-- Short task --
Exactly as written, write out the lines below from the first to the one containing "decadeExponents.forEach(e => minorMultipliers.forEach(m", inclusive. Pictures do not belong in the copy.

-- Listed entries --
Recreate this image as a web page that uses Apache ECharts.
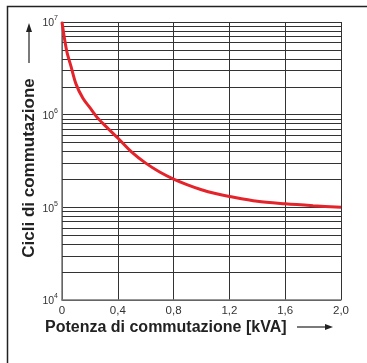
<!DOCTYPE html>
<html><head><meta charset="utf-8">
<script src="https://cdn.jsdelivr.net/npm/echarts@6/dist/echarts.min.js"></script>
<style>html,body{margin:0;padding:0;background:#fff}#c{width:367px;height:363px}</style>
</head><body><div id="c"></div>
<script>
const powerKVA = [0, 0.018, 0.036, 0.065, 0.1, 0.15, 0.2, 0.25, 0.3, 0.4, 0.5, 0.6, 0.7, 0.8, 0.9, 1.0, 1.1, 1.2, 1.4, 1.6, 1.8, 2.0];
const cycles = [1e7, 6.6e6, 4.7e6, 3.3e6, 2.15e6, 1.5e6, 1.19e6, 9.4e5, 7.85e5, 5.6e5, 3.94e5, 3.0e5, 2.41e5, 2.02e5, 1.75e5, 1.55e5, 1.41e5, 1.31e5, 1.16e5, 1.09e5, 1.04e5, 1.0e5];
const xTickLabels = ['0', '0,4', '0,8', '1,2', '1,6', '2,0'];
const decadeExponents = [4, 5, 6];
const minorMultipliers = [2, 3, 4, 5, 6, 7, 8, 9];
const xTitle = 'Potenza di commutazione [kVA]';
const yTitle = 'Cicli di commutazione';

const minorGrid = [];
decadeExponents.forEach(e => minorMultipliers.forEach(m => minorGrid.push(m * Math.pow(10, e))));

const chart = echarts.init(document.getElementById('c'), null, {renderer: 'canvas'});
const font = '"Liberation Sans", Arial, Helvetica, sans-serif';
chart.setOption({
  animation: false,
  backgroundColor: '#fff',
  grid: {left: 62, right: 26, top: 22, bottom: 63, containLabel: false},
  xAxis: {
    type: 'value', min: 0, max: 2, interval: 0.4,
    axisLine: {show: true, lineStyle: {color: '#777', width: 1.5}},
    axisTick: {show: false},
    axisLabel: {
      margin: 5, color: '#333', fontSize: 11.5, fontFamily: font,
      formatter: v => xTickLabels[Math.round(v / 0.4)]
    },
    splitLine: {show: true, lineStyle: {color: '#333', width: 1}}
  },
  yAxis: {
    type: 'log', logBase: 10, min: 1e4, max: 1e7,
    axisLine: {show: true, lineStyle: {color: '#777', width: 1.5}},
    axisTick: {show: false},
    axisLabel: {
      margin: 4, color: '#333', fontFamily: font,
      formatter: v => '{b|10}{s|' + Math.round(Math.log10(v)) + '}',
      rich: {
        b: {fontSize: 10.5, fontFamily: font, color: '#333', lineHeight: 14, verticalAlign: 'bottom'},
        s: {fontSize: 7, fontFamily: font, color: '#333', lineHeight: 14, verticalAlign: 'top'}
      }
    },
    splitLine: {show: true, lineStyle: {color: '#333', width: 1}}
  },
  series: [{
    type: 'line',
    data: powerKVA.map((x, i) => [x, cycles[i]]),
    smooth: 0.3,
    showSymbol: false,
    symbol: 'none',
    lineStyle: {color: '#e5232b', width: 3},
    z: 5,
    markLine: {
      silent: true, symbol: ['none', 'none'], label: {show: false},
      lineStyle: {color: '#333', width: 1, type: 'solid'},
      z: 1,
      data: minorGrid.map(v => ({yAxis: v}))
    }
  }],
  graphic: [
    {type: 'polyline', shape: {points: [[7.5, 363], [7.5, 6.5], [367, 6.5]]}, style: {stroke: '#222', lineWidth: 1.5, fill: null}},
    {type: 'line', shape: {x1: 29, y1: 63, x2: 29, y2: 30}, style: {stroke: '#222', lineWidth: 1.2}},
    {type: 'polygon', shape: {points: [[29, 23], [26, 32], [32, 32]]}, style: {fill: '#222'}},
    {type: 'text', x: 29, y: 168, rotation: Math.PI / 2,
      style: {text: yTitle, font: 'bold 17px ' + font, fill: '#222', textAlign: 'center', textVerticalAlign: 'middle'}},
    {type: 'text', x: 45, y: 328,
      style: {text: xTitle, font: 'bold 16px ' + font, fill: '#222', textAlign: 'left', textVerticalAlign: 'middle'}},
    {type: 'line', shape: {x1: 297, y1: 327, x2: 326, y2: 327}, style: {stroke: '#222', lineWidth: 1.2}},
    {type: 'polygon', shape: {points: [[333, 327], [325, 324], [325, 330]]}, style: {fill: '#222'}}
  ]
});
</script>
</body></html>
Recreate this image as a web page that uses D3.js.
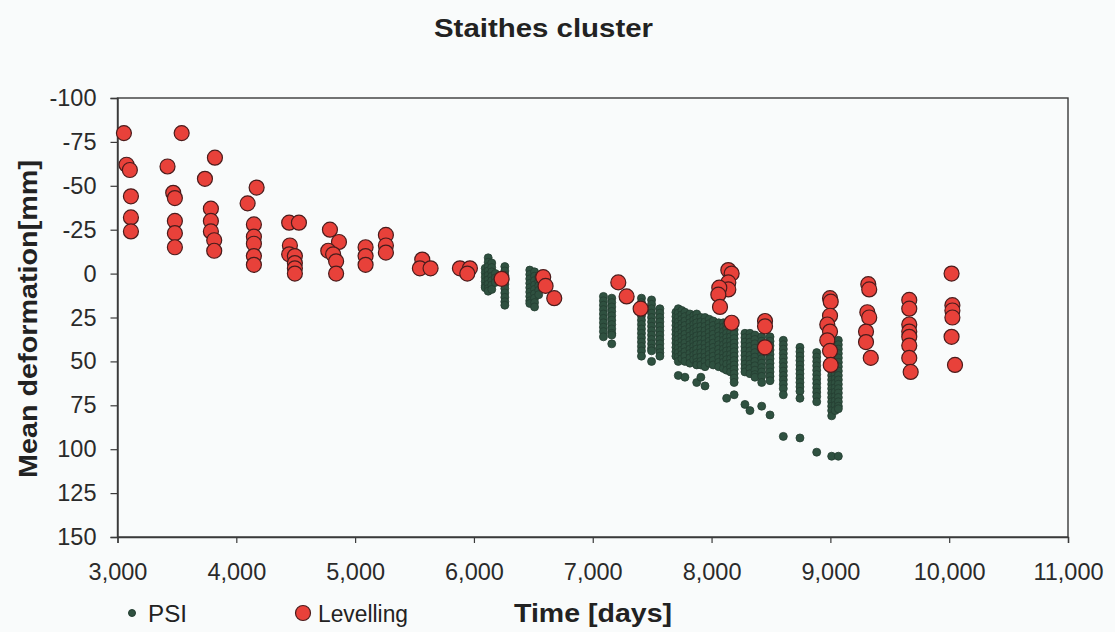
<!DOCTYPE html>
<html>
<head>
<meta charset="utf-8">
<script src="https://cdn.jsdelivr.net/npm/d3@7"></script>
<style>
  body { margin: 0; background: #f9fbfb; }
  text { font-family: "Liberation Sans", Arial, sans-serif; fill: #222; }
</style>
</head>
<body>
<div id="chart"></div>
<script>
// levelling benchmarks: [day, mean deformation mm]
const levelling = [
  [3054, -80], [3076, -62], [3104, -59], [3113, -44], [3113, -32], [3113, -24],
  [3540, -80], [3421, -61], [3469, -46], [3483, -43], [3483, -30], [3483, -23], [3483, -15],
  [3820, -66], [3736, -54], [3786, -37], [3786, -30], [3786, -24], [3814, -19], [3814, -13],
  [4171, -49], [4095, -40], [4148, -28], [4148, -21], [4148, -17], [4148, -10], [4148, -5],
  [4445, -29], [4527, -29], [4451, -16], [4445, -11], [4493, -10], [4493, -6], [4493, -3], [4493, 0],
  [4788, -25], [4864, -18], [4774, -13], [4815, -11], [4840, -7], [4840, 0],
  [5088, -15], [5088, -10], [5088, -5],
  [5259, -22], [5259, -16], [5259, -12],
  [5565, -8], [5545, -3], [5635, -3],
  [5882, -3], [5966, -3], [5944, 0],
  [6233, 3], [6583, 2], [6603, 7], [6676, 14],
  [7215, 5], [7285, 13], [7403, 20],
  [8141, -2], [8169, 0], [8141, 5], [8141, 9], [8065, 8], [8057, 12], [8071, 19], [8169, 28],
  [8450, 27], [8450, 30], [8450, 42],
  [8997, 14], [9003, 16], [8997, 24], [8974, 29], [8997, 33], [8974, 38], [8997, 44], [9003, 52],
  [9319, 6], [9327, 9], [9311, 22], [9327, 25], [9300, 33], [9300, 39], [9340, 48],
  [9664, 15], [9664, 20], [9664, 29], [9664, 33], [9664, 36], [9664, 41], [9664, 48], [9676, 56],
  [10020, 0], [10027, 18], [10027, 21], [10027, 25], [10020, 36], [10049, 52]
];

// PSI points, grouped by acquisition day (columns)
const psiDays = [6095, 6120, 6150, 6180, 6260, 6470, 6510, 6545, 7090, 7160, 7410, 7495, 7565,
  7700, 7720, 7750, 7776, 7818, 7850, 7875, 7910, 7945, 7980, 8014, 8060, 8100, 8127, 8160, 8190,
  8281, 8323, 8365, 8422, 8492, 8604, 8744, 8885, 9011, 9040, 9067];
const psiValues = [
  [-3, -0.5, 2, 4.5, 7, 8],
  [-9, -6.5, -4, -1.5, 1, 3.5, 6, 8.5, 10],
  [-6, -3.5, -1, 1.5, 4, 6.5, 9],
  [0, 2.5, 5],
  [-4, -1.5, 1, 3.5, 6, 8.5, 11, 13.5, 16, 18],
  [-2, 0.5, 3, 5.5, 8, 10.5, 13, 15.5, 17],
  [-1, 1.5, 4, 6.5, 9, 11.5, 14, 16.5, 19],
  [2, 4.5, 7, 9.5, 12],
  [13, 15.5, 18, 20.5, 23, 25.5, 28, 30.5, 33, 36],
  [14, 16.5, 19, 21.5, 24, 26.5, 29, 31.5, 34, 35, 40],
  [14, 16.5, 19, 21.5, 24, 26.5, 29, 31.5, 34, 36.5, 39, 41.5, 44, 47],
  [15, 17.5, 20, 22.5, 25, 27.5, 30, 32.5, 35, 37.5, 40, 42.5, 44, 50],
  [20, 22.5, 25, 27.5, 30, 32.5, 35, 37.5, 40, 42.5, 45, 47],
  [22, 24.5, 27, 29.5, 32, 34.5, 37, 39.5, 42, 44.5, 47],
  [20, 22.5, 25, 27.5, 30, 32.5, 35, 37.5, 40, 42.5, 45, 47.5, 50, 58],
  [21, 23.5, 26, 28.5, 31, 33.5, 36, 38.5, 41, 43.5, 46, 48.5],
  [22, 24.5, 27, 29.5, 32, 34.5, 37, 39.5, 42, 44.5, 47, 50, 59],
  [23, 25.5, 28, 30.5, 33, 35.5, 38, 40.5, 43, 45.5, 48, 51],
  [24, 26.5, 29, 31.5, 34, 36.5, 39, 41.5, 44, 46.5, 49],
  [23, 25.5, 28, 30.5, 33, 35.5, 38, 40.5, 43, 45.5, 48, 50.5, 52, 62],
  [25, 27.5, 30, 32.5, 35, 37.5, 40, 42.5, 45, 47.5, 50, 52, 59],
  [25, 27.5, 30, 32.5, 35, 37.5, 40, 42.5, 45, 47.5, 50, 53, 64],
  [26, 28.5, 31, 33.5, 36, 38.5, 41, 43.5, 46, 48.5, 51],
  [27, 29.5, 32, 34.5, 37, 39.5, 42, 44.5, 47, 49.5, 52],
  [28, 30.5, 33, 35.5, 38, 40.5, 43, 45.5, 48, 50.5, 53],
  [28, 30.5, 33, 35.5, 38, 40.5, 43, 45.5, 48, 50.5, 54],
  [29, 31.5, 34, 36.5, 39, 41.5, 44, 46.5, 49, 51.5, 55, 71],
  [31, 33.5, 36, 38.5, 41, 43.5, 46, 48.5, 51, 53.5, 56],
  [32, 34.5, 37, 39.5, 42, 44.5, 47, 49.5, 52, 54.5, 57, 59.5, 62, 69],
  [34, 36.5, 39, 41.5, 44, 46.5, 49, 51.5, 54, 56, 74.5],
  [34, 36.5, 39, 41.5, 44, 46.5, 49, 51.5, 54, 57, 78],
  [35, 37.5, 40, 42.5, 45, 47.5, 50, 52.5, 55, 57.5, 59],
  [36, 38.5, 41, 43.5, 46, 48.5, 51, 53.5, 56, 58.5, 62, 75.5],
  [36, 38.5, 41, 43.5, 46, 48.5, 51, 53.5, 56, 58.5, 61, 80.5],
  [38, 40.5, 43, 45.5, 48, 50.5, 53, 55.5, 58, 60.5, 63, 65.5, 69, 92.7],
  [42, 44.5, 47, 49.5, 52, 54.5, 57, 59.5, 62, 64.5, 67, 71, 93.6],
  [45, 47.5, 50, 52.5, 55, 57.5, 60, 62.5, 65, 67.5, 70, 73, 101.7],
  [38, 40.5, 43, 45.5, 48, 50.5, 53, 55.5, 58, 60.5, 63, 65.5, 68, 70.5, 73, 75.5, 78, 81, 104],
  [40, 42.5, 45, 47.5, 50, 52.5, 55, 57.5, 60, 62.5, 65, 67.5, 70, 72.5, 75, 78],
  [38, 40.5, 43, 45.5, 48, 50.5, 53, 55.5, 58, 60.5, 63, 65.5, 68, 70.5, 73, 75.5, 77, 104]
];

const xTicks = [3000, 4000, 5000, 6000, 7000, 8000, 9000, 10000, 11000];
const yTicks = [-100, -75, -50, -25, 0, 25, 50, 75, 100, 125, 150];

const w = 1115;
const h = 632;
const plotLeft = 117.5, plotRight = 1068, plotTop = 98, plotBottom = 537;

const svg = d3.select('#chart')
      .append('svg')
      .attr('width', w)
      .attr('height', h);

const x = d3.scaleLinear().domain([3000, 11000]).range([plotLeft, plotRight]);
const y = d3.scaleLinear().domain([-100, 150]).range([plotTop, plotBottom]);

// stretch a text to the width measured on the picture
const fit = (sel, len) => sel.attr('textLength', len).attr('lengthAdjust', 'spacingAndGlyphs');

//plot frame
svg.append('rect')
      .attr('x', plotLeft)
      .attr('y', plotTop)
      .attr('width', plotRight - plotLeft)
      .attr('height', plotBottom - plotTop)
      .style('fill', 'none')
      .style('stroke', '#3a3a3a')
      .style('stroke-width', 1.4);

//axes
const xAxis = svg.append('g')
      .attr('transform', `translate(0,${plotBottom})`)
      .call(d3.axisBottom(x).tickValues(xTicks).tickSize(6).tickPadding(20)
            .tickFormat(d3.format(',')));
const yAxis = svg.append('g')
      .attr('transform', `translate(${plotLeft},0)`)
      .call(d3.axisLeft(y).tickValues(yTicks).tickSize(7).tickPadding(14)
            .tickFormat((d) => d < 0 ? '-' + Math.abs(d) : d));

[xAxis, yAxis].forEach((a) => {
  a.select('.domain').style('stroke', '#3a3a3a').style('stroke-width', 1.4);
  a.selectAll('.tick line').style('stroke', '#3a3a3a').style('stroke-width', 1.2);
  a.selectAll('.tick text')
        .style('font-family', '"Liberation Sans", Arial, sans-serif')
        .style('font-size', '23.5px')
        .style('fill', '#2a2a2a');
});

//PSI points
const psiPoints = [];
psiDays.forEach((d, i) => psiValues[i].forEach((v) => psiPoints.push([d, v])));

svg.append('g').selectAll('circle')
      .data(psiPoints)
      .enter()
      .append('circle')
      .attr('cx', (d) => x(d[0]))
      .attr('cy', (d) => y(d[1]))
      .attr('r', 4)
      .style('fill', '#2f5140')
      .style('stroke', '#243d31')
      .style('stroke-width', 0.8);

//levelling points
svg.append('g').selectAll('circle')
      .data(levelling)
      .enter()
      .append('circle')
      .attr('cx', (d) => x(d[0]))
      .attr('cy', (d) => y(d[1]))
      .attr('r', 7.5)
      .style('fill', '#e8413a')
      .style('stroke', '#4a1c1c')
      .style('stroke-width', 1.2);

//titles
svg.append('text')
      .attr('x', 434)
      .attr('y', 37)
      .style('font-size', '26px')
      .style('font-weight', 'bold')
      .text('Staithes cluster')
      .call(fit, 219);

svg.append('text')
      .attr('transform', 'translate(37,478) rotate(-90)')
      .style('font-size', '26px')
      .style('font-weight', 'bold')
      .text('Mean deformation[mm]')
      .call(fit, 318);

svg.append('text')
      .attr('x', 514)
      .attr('y', 622)
      .style('font-size', '26px')
      .style('font-weight', 'bold')
      .text('Time [days]')
      .call(fit, 158);

//legend
svg.append('circle')
      .attr('cx', 132).attr('cy', 613).attr('r', 3.5)
      .style('fill', '#2f5140').style('stroke', '#243d31');
svg.append('text')
      .attr('x', 148).attr('y', 622)
      .style('font-size', '23px')
      .text('PSI')
      .call(fit, 39);
svg.append('circle')
      .attr('cx', 303).attr('cy', 613).attr('r', 7.5)
      .style('fill', '#e8413a').style('stroke', '#4a1c1c').style('stroke-width', 1.2);
svg.append('text')
      .attr('x', 318).attr('y', 622)
      .style('font-size', '23px')
      .text('Levelling')
      .call(fit, 90);
</script>
</body>
</html>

-- Answer to the exercise --
Recreate this image as a web page that uses Apache ECharts.
<!DOCTYPE html>
<html><head><meta charset="utf-8">
<script src="https://cdn.jsdelivr.net/npm/echarts@6/dist/echarts.min.js"></script>
<style>html,body{margin:0;padding:0;background:#fff}#c{width:367px;height:363px}</style>
</head><body><div id="c"></div>
<script>
const powerKVA = [0, 0.018, 0.036, 0.065, 0.1, 0.15, 0.2, 0.25, 0.3, 0.4, 0.5, 0.6, 0.7, 0.8, 0.9, 1.0, 1.1, 1.2, 1.4, 1.6, 1.8, 2.0];
const cycles = [1e7, 6.6e6, 4.7e6, 3.3e6, 2.15e6, 1.5e6, 1.19e6, 9.4e5, 7.85e5, 5.6e5, 3.94e5, 3.0e5, 2.41e5, 2.02e5, 1.75e5, 1.55e5, 1.41e5, 1.31e5, 1.16e5, 1.09e5, 1.04e5, 1.0e5];
const xTickLabels = ['0', '0,4', '0,8', '1,2', '1,6', '2,0'];
const decadeExponents = [4, 5, 6];
const minorMultipliers = [2, 3, 4, 5, 6, 7, 8, 9];
const xTitle = 'Potenza di commutazione [kVA]';
const yTitle = 'Cicli di commutazione';

const minorGrid = [];
decadeExponents.forEach(e => minorMultipliers.forEach(m => minorGrid.push(m * Math.pow(10, e))));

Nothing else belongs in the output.